Cross-dataset Evaluation

We selected the UT Multiview [3] dataset as the training dataset because it covers the largest area in head and gaze angle space (see following figure). In addition to our MPIIGaze dataset, we also show results using the Eyediap dataset [4] as test data.

In this setting, our CNN-based approach shows the best ac- curacy on both datasets (13.9 degrees on MPIIGaze, 10.5 degrees on Eyediap), with a significant performance gain (10% on MPIIGaze, 12% on Eyediap, paired Wilcoxon test, p < 0.05) over the state-of-the-art RF method. How- ever, performance on MPIIGaze is generally worse than on the Eyediap dataset, which indicates the fundamental difficulty of the in-the-wild setting.

Within-dataset Evaluation

To discuss the limits of person-independent performance on the MPIIGaze dataset, we performed leave-one-person-out evaluation on the MPIIGaze dataset.
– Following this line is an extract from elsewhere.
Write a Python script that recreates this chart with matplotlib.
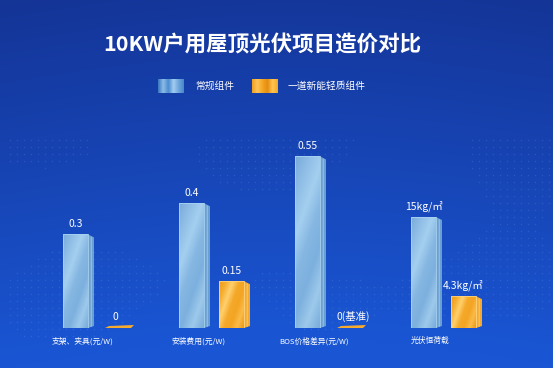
import numpy as np
import matplotlib
matplotlib.use("Agg")
import matplotlib.pyplot as plt
from matplotlib.colors import LinearSegmentedColormap
from matplotlib.patches import Polygon

plt.rcParams['font.family'] = ['Noto Sans CJK SC', 'DejaVu Sans']

# ---------------- data ----------------
title = "10KW户用屋顶光伏项目造价对比"
series_names = ["常规组件", "一道新能轻质组件"]
categories = ["支架、夹具(元/W)", "安装费用(元/W)", "BOS价格差异(元/W)", "光伏恒荷载"]
regular = [0.3, 0.4, 0.55, 15]          # last one in kg/㎡
lightweight = [0, 0.15, 0, 4.3]         # last one in kg/㎡
labels_regular = ["0.3", "0.4", "0.55", "15kg/㎡"]
labels_light = ["0", "0.15", "0(基准)", "4.3kg/㎡"]

# ---------------- layout ----------------
W, H = 553, 368
fig = plt.figure(figsize=(W / 100, H / 100), dpi=100)

# background
bg = fig.add_axes([0, 0, 1, 1])
bg.set_xlim(0, W); bg.set_ylim(H, 0); bg.axis('off')
yy = np.linspace(0, 1, 200)[:, None]
xx = np.linspace(0, 1, 200)[None, :]
top = np.array([20, 52, 150]) / 255
bot = np.array([26, 86, 212]) / 255
t = np.clip(yy * 1.0 + 0.08 * np.sin(xx * 3.0), 0, 1)
grad = top[None, None, :] * (1 - t[..., None]) + bot[None, None, :] * t[..., None]
bg.imshow(grad, extent=[0, W, H, 0], aspect='auto', zorder=0, interpolation='bilinear')
# faint dot texture
gx, gy = np.meshgrid(np.arange(10, W, 7), np.arange(140, 340, 7))
mask = (np.sin(gx / 37.0) + np.cos(gy / 23.0) + np.sin((gx + gy) / 51.0)) > 0.6
bg.scatter(gx[mask], gy[mask], s=1.2, c='#6f9be8', alpha=0.22, linewidths=0, zorder=1)

base_px = 328
unit_px = 116.0
ypx_main = 1 / 312.0
ax = fig.add_axes([0, (H - base_px) / H, 1, 200 / H])
x_left = -75.5 / unit_px
ax.set_xlim(x_left, x_left + W / unit_px)
ax.set_ylim(0, 200 * ypx_main)
ax.axis('off')

ypx_kg = 15 / 111.0
ax2 = fig.add_axes([0, (H - base_px) / H, 1, 200 / H])
ax2.set_xlim(x_left, x_left + W / unit_px)
ax2.set_ylim(0, 200 * ypx_kg)
ax2.axis('off')
ax2.patch.set_alpha(0)

px = 1 / unit_px
w = 25 * px
d = 6 * px
off_orange = 40 * px

cmap_blue = LinearSegmentedColormap.from_list(
    'b', ['#79abd9', '#8fbde6', '#a4cfef', '#86b7e2', '#7db0de', '#9dc9eb', '#7aaddb'])
cmap_orange = LinearSegmentedColormap.from_list(
    'o', ['#f09d1a', '#f6ae30', '#ffd06e', '#f5a92a', '#f3a423', '#fabb48', '#ee9b19'])


def make_grad(hpx, wpx):
    hpx = max(int(hpx), 2)
    X, Y = np.meshgrid(np.arange(wpx), np.arange(hpx))
    v = (X * 1.0 + (hpx - Y) * 0.35) / (wpx + 0.35 * hpx)
    return v


def draw_box(axis, xc, h, ypx, cmap, side_color, edge_color, flat_color):
    x0 = xc - w / 2
    x1 = xc + w / 2
    if h > 0:
        bars = axis.bar([xc], [h], width=w, color='none', edgecolor='none', zorder=3)
        rect = bars.patches[0]
        img = make_grad(h / ypx, 25)
        im = axis.imshow(img, cmap=cmap, extent=[x0, x1, 0, h], aspect='auto',
                         origin='lower', zorder=3, interpolation='bilinear')
        im.set_clip_path(rect)
        axis.bar([xc], [h], width=w, color='none', edgecolor=edge_color, linewidth=0.6, zorder=4)
        side = Polygon([(x1, 0), (x1 + d, 2 * ypx), (x1 + d, h - 3 * ypx), (x1, h)],
                       closed=True, facecolor=side_color, edgecolor='none', zorder=3)
        axis.add_patch(side)
        stripe = Polygon([(x1 + d * 0.45, 1 * ypx), (x1 + d * 0.65, 1.3 * ypx),
                          (x1 + d * 0.65, h - 2.5 * ypx), (x1 + d * 0.45, h - 2 * ypx)],
                         closed=True, facecolor=edge_color, alpha=0.6, edgecolor='none', zorder=3)
        axis.add_patch(stripe)
    else:
        flat = Polygon([(x0, -1 * ypx), (x1 + d * 0.5, 0), (x1 + d, 3 * ypx), (x0 + d, 2 * ypx)],
                       closed=True, facecolor=flat_color, edgecolor='none', zorder=3)
        axis.add_patch(flat)


for i, cat in enumerate(categories):
    axis = ax if i < 3 else ax2
    ypx = ypx_main if i < 3 else ypx_kg
    xb = i
    xo = i + off_orange
    draw_box(axis, xb, regular[i], ypx, cmap_blue, '#6a9fd1', '#a9d2f1', '#8fc0ea')
    draw_box(axis, xo, lightweight[i], ypx, cmap_orange, '#f4aa30', '#ffd27e', '#f5ab2e')
    axis.text(xb, regular[i] + 5 * ypx, labels_regular[i], ha='center', va='bottom',
              color='white', fontsize=7.5, zorder=5)
    axis.text(xo + (0.05 if lightweight[i] == 0 and len(labels_light[i]) > 2 else 0),
              lightweight[i] + (6 if lightweight[i] == 0 else 5) * ypx, labels_light[i],
              ha='center', va='bottom', color='white', fontsize=7.5, zorder=5)
    axis.text(i + 0.06, -13 * ypx, cat, ha='center', va='center', color='white',
              fontsize=5.6, clip_on=False, zorder=5)

# title
fig.text(262.5 / W, 1 - 45 / H, title, ha='center', va='center', color='white',
         fontsize=15.5, fontweight='bold')

# legend
def legend_patch(x, colors):
    lax = fig.add_axes([x / W, 1 - 93 / H, 26 / W, 14 / H])
    cm = LinearSegmentedColormap.from_list('l', colors)
    lax.imshow(np.linspace(0, 1, 52)[None, :], cmap=cm, aspect='auto', interpolation='bilinear')
    lax.axis('off')

legend_patch(158, ['#3a78c0', '#8dbde8', '#4b8bcf', '#a2cdf0', '#6ea6dc', '#4a88cc'])
legend_patch(252, ['#f0a020', '#ffc45a', '#f5a623', '#e58c12', '#ffc552', '#f5a828'])
fig.text(195 / W, 1 - 86 / H, series_names[0], ha='left', va='center', color='white', fontsize=7)
fig.text(288 / W, 1 - 86 / H, series_names[1], ha='left', va='center', color='white', fontsize=7)

fig.savefig("out.png", dpi=100)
All appearance-based methods showed better performances than in previous cross-dataset evaluation, and this indicates the importance of dataset- or domain-specific training data for appearance-based gaze estimation methods. Although its performance gain over the other baseline methods becomes smaller in this setting, our CNN-based method still performed the best among them with 6.3 degrees mean error.


[1] T. Baltrušaitis, P. Robinson, and L.-P. Morency. Continuous conditional neural fields for structured regression. In Computer Vision–ECCV 2014, pages 593–608. Springer, 2014.

[2] J. Li and Y. Zhang. Learning surf cascade for fast and accurate object detection. In Computer Vision and Pattern Recognition (CVPR), 2013 IEEE Conference on, pages 3468–3475. IEEE, 2013.

[3] Y. Sugano, Y. Matsushita, and Y. Sato. Learning-by-synthesis for appearance-based 3d gaze estimation. In Computer Vision and Pattern Recognition (CVPR), 2014 IEEE Conference on, pages 1821–1828. IEEE, 2014.

[4] M. K. A. Funes, F. Monay, and J.-M. Odobez. EYEDIAP: a database for the development and evaluation of gaze estimation algorithms from RGB and RGB-D cameras. Proceedings of the Symposium on Eye Tracking Research and Applications (ETRA), pages 255-258. ACM, 2014.